The process involves the following steps:
- The user sends a request to the frontend for a detached RO-Crate.
- The frontend queries the Digital Object Repository (Cordra) for the relevant Digital Objects.
- Cordra constructs the object graph from the stored digital objects and returns it to the frontend.
- The frontend converts the object graph into a detached RO-Crate and delivers it to the user as json.
The user requests an RO-Crate as a zipped package containing both metadata and associated files. The process follows similar steps to 6.2.1 to retrieve the object graph but also streams the files of the RO-Crate into a zip stream respones.
- The user sends a request to the frontend for a zipped RO-Crate.
- The frontend queries the Digital Object Repository (Cordra) for the relevant Digital Objects.
- Cordra constructs the object graph from the stored digital objects and returns it to the frontend.
- The frontend converts the object graph into the RO-Crate format.
- The frontend starts streaming a zip file as HTTP response to the user.
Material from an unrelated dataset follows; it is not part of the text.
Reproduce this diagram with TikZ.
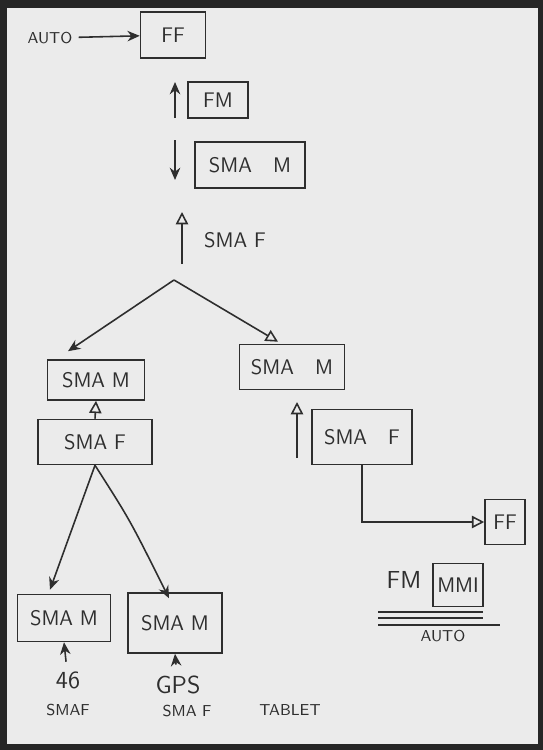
\documentclass[tikz,border=0pt]{standalone}
\usetikzlibrary{arrows.meta,calc}
\definecolor{PaperClr}{rgb}{0.92,0.92,0.92}
\definecolor{InkClr}{rgb}{0.18,0.18,0.18}

\begin{document}
\begin{tikzpicture}[x=0.02cm,y=-0.02cm,
  every node/.style={font=\sffamily\fontsize{12}{14}\selectfont,text=InkClr},
  box/.style={draw=InkClr,line width=0.9pt,inner sep=2pt},
  small/.style={font=\sffamily\fontsize{9}{11}\selectfont},
  big/.style={font=\sffamily\fontsize{14}{16}\selectfont},
  ink/.style={draw=InkClr,line width=0.9pt},
  open/.style={ink,-{Triangle[open,length=7pt,width=7pt]}},
  solid/.style={ink,-{Stealth[length=7pt,width=6pt]}}]

\fill[black!85] (0,0) rectangle (543,750);
\fill[PaperClr] (7,8) rectangle (538,744);

% top chain
\node[small] (auto1) at (50,38) {AUTO};
\node[box,minimum width=1.3cm,minimum height=0.92cm] (ff1) at (173,35) {FF};
\node[box,minimum width=1.2cm,minimum height=0.72cm] (fm1) at (218,100) {FM};
\node[box,minimum width=2.2cm,minimum height=0.92cm] (smam1) at (250,165) {SMA\quad M};
\node (smaf1) at (235,240) {SMA F};

\coordinate (a1s) at (175,118);
\coordinate (a1e) at (175,82);
\coordinate (a2s) at (175,140);
\coordinate (a2e) at (175,180);
\coordinate (a3s) at (182,264);
\coordinate (a3e) at (182,212);
\coordinate (split) at (174,280);

\draw[solid] (auto1) -- (ff1);
\draw[solid] (a1s) -- (a1e);
\draw[solid] (a2s) -- (a2e);
\draw[open] (a3s) -- (a3e);

% middle level
\node[box,minimum width=1.94cm,minimum height=0.8cm] (smamL) at (96,380) {SMA M};
\node[box,minimum width=2.1cm,minimum height=0.9cm] (smamR) at (292,367) {SMA\quad M};
\node[box,minimum width=2.28cm,minimum height=0.9cm] (smafL) at (95,442) {SMA F};
\node[box,minimum width=2.0cm,minimum height=1.1cm] (smafR) at (362,437) {SMA\quad F};
\node[box,minimum width=0.8cm,minimum height=0.9cm] (ffR) at (505,522) {FF};

\coordinate (a4s) at (297,458);
\coordinate (a4e) at (297,402);

\draw[solid] (split) -- ($(smamL.north)+(-28,-8)$);
\draw[open] (split) -- ($(smamR.north)+(-14,-2)$);
\draw[open] (smafL.north) -- (smamL.south);
\draw[open] (a4s) -- (a4e);
\draw[open] (smafR.south) |- (ffR.west);

% bottom level
\node[box,minimum width=1.86cm,minimum height=0.94cm] (smamBL) at (64,618) {SMA M};
\node[box,minimum width=1.88cm,minimum height=1.2cm] (smamBM) at (175,623) {SMA M};
\node[big] (n46) at (68,680) {46};
\node[small] (smafBL) at (68,710) {SMAF};
\node[big] (gps) at (178,685) {GPS};
\node[small] (smafBM) at (187,711) {SMA F};
\node[small] (tablet) at (290,710) {TABLET};

\draw[solid] (smafL.south) -- ($(smamBL.north)+(-14,-4)$);
\draw[solid] (smafL.south) .. controls (130,520) .. ($(smamBM.north)+(-6,6)$);
\draw[solid,shorten <=2pt] (n46) -- (smamBL.south);
\draw[solid,shorten <=3pt] (gps) -- (smamBM.south);

% legend
\node[big] (fm2) at (404,580) {FM};
\node[box,minimum width=1.0cm,minimum height=0.86cm] (mmi) at (458,585) {MMI};
\node[small] (auto2) at (443,636) {AUTO};
\draw[ink] (378,612) -- (483,612);
\draw[ink] (378,618) -- (483,618);
\draw[ink] (378,625) -- (500,625);

\end{tikzpicture}
\end{document}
The stream includes the RO-Crate metadata as file according to the RO-Crate specification.
- For each digital object in the graph that represents a file, the frontend retrieves the file from Cordra and adds it to the zip archive. The files are added "on-the-fly", meaning they are streamed directly from Cordra, into the zip stream. Therefore files don't need to fit into memory or onto disk for the frontend.